▸ Collected material:
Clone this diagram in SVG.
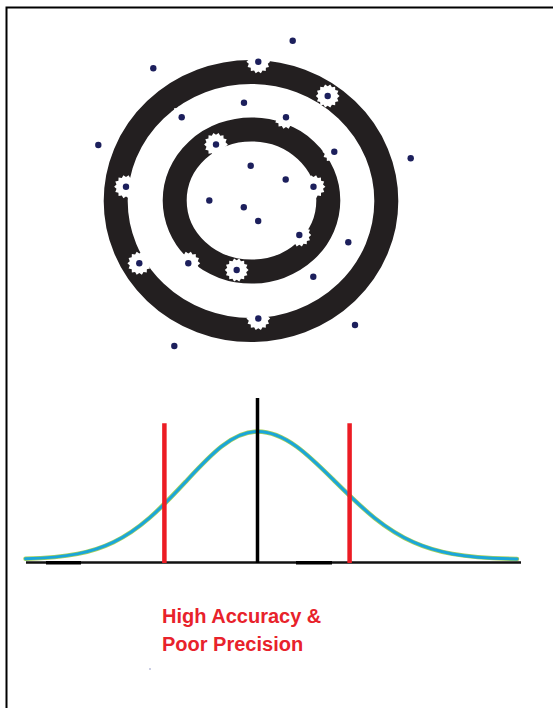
<svg xmlns="http://www.w3.org/2000/svg" width="553" height="708" viewBox="0 0 553 708">
<style>
.ring{fill:none;stroke:#231f20;stroke-width:24}
.dot{fill:#1c1f5c}
.gear{fill:#ffffff}
.red{stroke:#ec1c24;stroke-width:4.5}
.lbl{font-family:"Liberation Sans",Arial,sans-serif;font-weight:bold;font-size:20px;fill:#e8222b}
</style>
<defs>
<polygon id="gearShape" transform="scale(1.08)" points="11,0 8.8,2 9.9,4.8 7,5.6 6.9,8.6 3.9,8.1 2.4,10.7 0,9 -2.4,10.7 -3.9,8.1 -6.9,8.6 -7,5.6 -9.9,4.8 -8.8,2 -11,0 -8.8,-2 -9.9,-4.8 -7,-5.6 -6.9,-8.6 -3.9,-8.1 -2.4,-10.7 0,-9 2.4,-10.7 3.9,-8.1 6.9,-8.6 7,-5.6 9.9,-4.8 8.8,-2"/>
<path id="bell" fill="none" stroke-linecap="round" d="M25.5,558.8 C42.8,558.3 60.2,557.3 77.5,553.9 C89.5,551.6 101.5,548 113.5,542.2 C125.5,536.4 137.5,528.3 149.5,517.9 C161.5,507.5 173.5,494.8 185.5,481.9 C197.5,469 209.5,455.9 221.5,446.5 C233.5,437.1 245.5,431.5 257.5,431.5 C270.5,431.5 283.5,437.1 296.5,446.5 C309.5,455.9 322.5,469 335.5,481.9 C348.5,494.8 361.5,507.5 374.5,517.9 C387.5,528.3 400.5,536.4 413.5,542.2 C426.5,548 439.5,551.6 452.5,553.9 C474,557.8 495.5,558.6 517,559"/>
</defs>
<rect width="553" height="708" fill="#ffffff"/>
<path id="frame" d="M6.5,708 V7.5 H553" fill="none" stroke="#000" stroke-width="2"/>
<g id="target">
<ellipse class="ring" cx="251" cy="201" rx="135.3" ry="129"/>
<ellipse class="ring" cx="251.5" cy="200.5" rx="76.8" ry="71.1"/>
</g>
<g id="gears">
<use href="#gearShape" class="gear" x="258.3" y="61.7"/>
<use href="#gearShape" class="gear" x="327.7" y="96"/>
<use href="#gearShape" class="gear" x="181.7" y="117.3"/>
<use href="#gearShape" class="gear" x="286" y="117.3"/>
<use href="#gearShape" class="gear" x="216" y="144.5"/>
<use href="#gearShape" class="gear" x="334.3" y="151.7"/>
<use href="#gearShape" class="gear" x="126" y="186.7"/>
<use href="#gearShape" class="gear" x="313.5" y="186.7"/>
<use href="#gearShape" class="gear" x="299.3" y="235"/>
<use href="#gearShape" class="gear" x="139.3" y="263.3"/>
<use href="#gearShape" class="gear" x="188.3" y="263.3"/>
<use href="#gearShape" class="gear" x="236.7" y="270"/>
<use href="#gearShape" class="gear" x="258.3" y="318.5"/>
</g>
<g id="dots">
<circle class="dot" cx="292.7" cy="40.7" r="3.2"/>
<circle class="dot" cx="258.3" cy="61.7" r="3.2"/>
<circle class="dot" cx="153.3" cy="68.3" r="3.2"/>
<circle class="dot" cx="327.7" cy="96" r="3.2"/>
<circle class="dot" cx="244" cy="102.7" r="3.2"/>
<circle class="dot" cx="181.7" cy="117.3" r="3.2"/>
<circle class="dot" cx="286" cy="117.3" r="3.2"/>
<circle class="dot" cx="98.3" cy="145" r="3.2"/>
<circle class="dot" cx="216" cy="144.5" r="3.2"/>
<circle class="dot" cx="334.3" cy="151.7" r="3.2"/>
<circle class="dot" cx="410.7" cy="158.3" r="3.2"/>
<circle class="dot" cx="250.7" cy="165.7" r="3.2"/>
<circle class="dot" cx="126" cy="186.7" r="3.2"/>
<circle class="dot" cx="285.7" cy="179.5" r="3.2"/>
<circle class="dot" cx="313.5" cy="186.7" r="3.2"/>
<circle class="dot" cx="209.3" cy="200.5" r="3.2"/>
<circle class="dot" cx="243.8" cy="207.3" r="3.2"/>
<circle class="dot" cx="258.2" cy="221" r="3.2"/>
<circle class="dot" cx="299.3" cy="235" r="3.2"/>
<circle class="dot" cx="348.3" cy="242.3" r="3.2"/>
<circle class="dot" cx="139.3" cy="263.3" r="3.2"/>
<circle class="dot" cx="188.3" cy="263.3" r="3.2"/>
<circle class="dot" cx="236.7" cy="270" r="3.2"/>
<circle class="dot" cx="313.3" cy="276.7" r="3.2"/>
<circle class="dot" cx="258.3" cy="318.5" r="3.2"/>
<circle class="dot" cx="355" cy="325" r="3.2"/>
<circle class="dot" cx="174.3" cy="346" r="3.2"/>
<circle cx="150" cy="669" r="0.8" fill="#8a8fc0"/>
</g>
<g id="chart">
<use href="#bell" stroke="#a6cf5a" stroke-width="4.5"/>
<use href="#bell" stroke="#1ba6d9" stroke-width="3"/>
<line x1="26" y1="562.5" x2="521" y2="562.5" stroke="#111" stroke-width="2.5"/>
<line x1="46" y1="562.8" x2="81" y2="562.8" stroke="#000" stroke-width="3.5"/>
<line x1="296" y1="562.8" x2="332" y2="562.8" stroke="#000" stroke-width="3.5"/>
<line class="red" x1="164.4" y1="423.3" x2="164.4" y2="563"/>
<line class="red" x1="349.6" y1="423.3" x2="349.6" y2="563"/>
<line x1="257.5" y1="398" x2="257.5" y2="563" stroke="#000" stroke-width="3.5"/>
</g>
<g id="label">
<text class="lbl" x="162" y="623">High Accuracy &amp;</text>
<text class="lbl" x="162" y="651">Poor Precision</text>
</g>
</svg>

▸ Problem statement:
Reproduce the data word for word, excluding its pictures.

▸ Exercise answer:
Clone this diagram in SVG.
<svg xmlns="http://www.w3.org/2000/svg" width="553" height="708" viewBox="0 0 553 708">
<style>
.ring{fill:none;stroke:#231f20;stroke-width:24}
.dot{fill:#1c1f5c}
.gear{fill:#ffffff}
.red{stroke:#ec1c24;stroke-width:4.5}
.lbl{font-family:"Liberation Sans",Arial,sans-serif;font-weight:bold;font-size:20px;fill:#e8222b}
</style>
<defs>
<polygon id="gearShape" transform="scale(1.08)" points="11,0 8.8,2 9.9,4.8 7,5.6 6.9,8.6 3.9,8.1 2.4,10.7 0,9 -2.4,10.7 -3.9,8.1 -6.9,8.6 -7,5.6 -9.9,4.8 -8.8,2 -11,0 -8.8,-2 -9.9,-4.8 -7,-5.6 -6.9,-8.6 -3.9,-8.1 -2.4,-10.7 0,-9 2.4,-10.7 3.9,-8.1 6.9,-8.6 7,-5.6 9.9,-4.8 8.8,-2"/>
<path id="bell" fill="none" stroke-linecap="round" d="M25.5,558.8 C42.8,558.3 60.2,557.3 77.5,553.9 C89.5,551.6 101.5,548 113.5,542.2 C125.5,536.4 137.5,528.3 149.5,517.9 C161.5,507.5 173.5,494.8 185.5,481.9 C197.5,469 209.5,455.9 221.5,446.5 C233.5,437.1 245.5,431.5 257.5,431.5 C270.5,431.5 283.5,437.1 296.5,446.5 C309.5,455.9 322.5,469 335.5,481.9 C348.5,494.8 361.5,507.5 374.5,517.9 C387.5,528.3 400.5,536.4 413.5,542.2 C426.5,548 439.5,551.6 452.5,553.9 C474,557.8 495.5,558.6 517,559"/>
</defs>
<rect width="553" height="708" fill="#ffffff"/>
<path id="frame" d="M6.5,708 V7.5 H553" fill="none" stroke="#000" stroke-width="2"/>
<g id="target">
<ellipse class="ring" cx="251" cy="201" rx="135.3" ry="129"/>
<ellipse class="ring" cx="251.5" cy="200.5" rx="76.8" ry="71.1"/>
</g>
<g id="gears">
<use href="#gearShape" class="gear" x="258.3" y="61.7"/>
<use href="#gearShape" class="gear" x="327.7" y="96"/>
<use href="#gearShape" class="gear" x="181.7" y="117.3"/>
<use href="#gearShape" class="gear" x="286" y="117.3"/>
<use href="#gearShape" class="gear" x="216" y="144.5"/>
<use href="#gearShape" class="gear" x="334.3" y="151.7"/>
<use href="#gearShape" class="gear" x="126" y="186.7"/>
<use href="#gearShape" class="gear" x="313.5" y="186.7"/>
<use href="#gearShape" class="gear" x="299.3" y="235"/>
<use href="#gearShape" class="gear" x="139.3" y="263.3"/>
<use href="#gearShape" class="gear" x="188.3" y="263.3"/>
<use href="#gearShape" class="gear" x="236.7" y="270"/>
<use href="#gearShape" class="gear" x="258.3" y="318.5"/>
</g>
<g id="dots">
<circle class="dot" cx="292.7" cy="40.7" r="3.2"/>
<circle class="dot" cx="258.3" cy="61.7" r="3.2"/>
<circle class="dot" cx="153.3" cy="68.3" r="3.2"/>
<circle class="dot" cx="327.7" cy="96" r="3.2"/>
<circle class="dot" cx="244" cy="102.7" r="3.2"/>
<circle class="dot" cx="181.7" cy="117.3" r="3.2"/>
<circle class="dot" cx="286" cy="117.3" r="3.2"/>
<circle class="dot" cx="98.3" cy="145" r="3.2"/>
<circle class="dot" cx="216" cy="144.5" r="3.2"/>
<circle class="dot" cx="334.3" cy="151.7" r="3.2"/>
<circle class="dot" cx="410.7" cy="158.3" r="3.2"/>
<circle class="dot" cx="250.7" cy="165.7" r="3.2"/>
<circle class="dot" cx="126" cy="186.7" r="3.2"/>
<circle class="dot" cx="285.7" cy="179.5" r="3.2"/>
<circle class="dot" cx="313.5" cy="186.7" r="3.2"/>
<circle class="dot" cx="209.3" cy="200.5" r="3.2"/>
<circle class="dot" cx="243.8" cy="207.3" r="3.2"/>
<circle class="dot" cx="258.2" cy="221" r="3.2"/>
<circle class="dot" cx="299.3" cy="235" r="3.2"/>
<circle class="dot" cx="348.3" cy="242.3" r="3.2"/>
<circle class="dot" cx="139.3" cy="263.3" r="3.2"/>
<circle class="dot" cx="188.3" cy="263.3" r="3.2"/>
<circle class="dot" cx="236.7" cy="270" r="3.2"/>
<circle class="dot" cx="313.3" cy="276.7" r="3.2"/>
<circle class="dot" cx="258.3" cy="318.5" r="3.2"/>
<circle class="dot" cx="355" cy="325" r="3.2"/>
<circle class="dot" cx="174.3" cy="346" r="3.2"/>
<circle cx="150" cy="669" r="0.8" fill="#8a8fc0"/>
</g>
<g id="chart">
<use href="#bell" stroke="#a6cf5a" stroke-width="4.5"/>
<use href="#bell" stroke="#1ba6d9" stroke-width="3"/>
<line x1="26" y1="562.5" x2="521" y2="562.5" stroke="#111" stroke-width="2.5"/>
<line x1="46" y1="562.8" x2="81" y2="562.8" stroke="#000" stroke-width="3.5"/>
<line x1="296" y1="562.8" x2="332" y2="562.8" stroke="#000" stroke-width="3.5"/>
<line class="red" x1="164.4" y1="423.3" x2="164.4" y2="563"/>
<line class="red" x1="349.6" y1="423.3" x2="349.6" y2="563"/>
<line x1="257.5" y1="398" x2="257.5" y2="563" stroke="#000" stroke-width="3.5"/>
</g>
<g id="label">
<text class="lbl" x="162" y="623">High Accuracy &amp;</text>
<text class="lbl" x="162" y="651">Poor Precision</text>
</g>
</svg>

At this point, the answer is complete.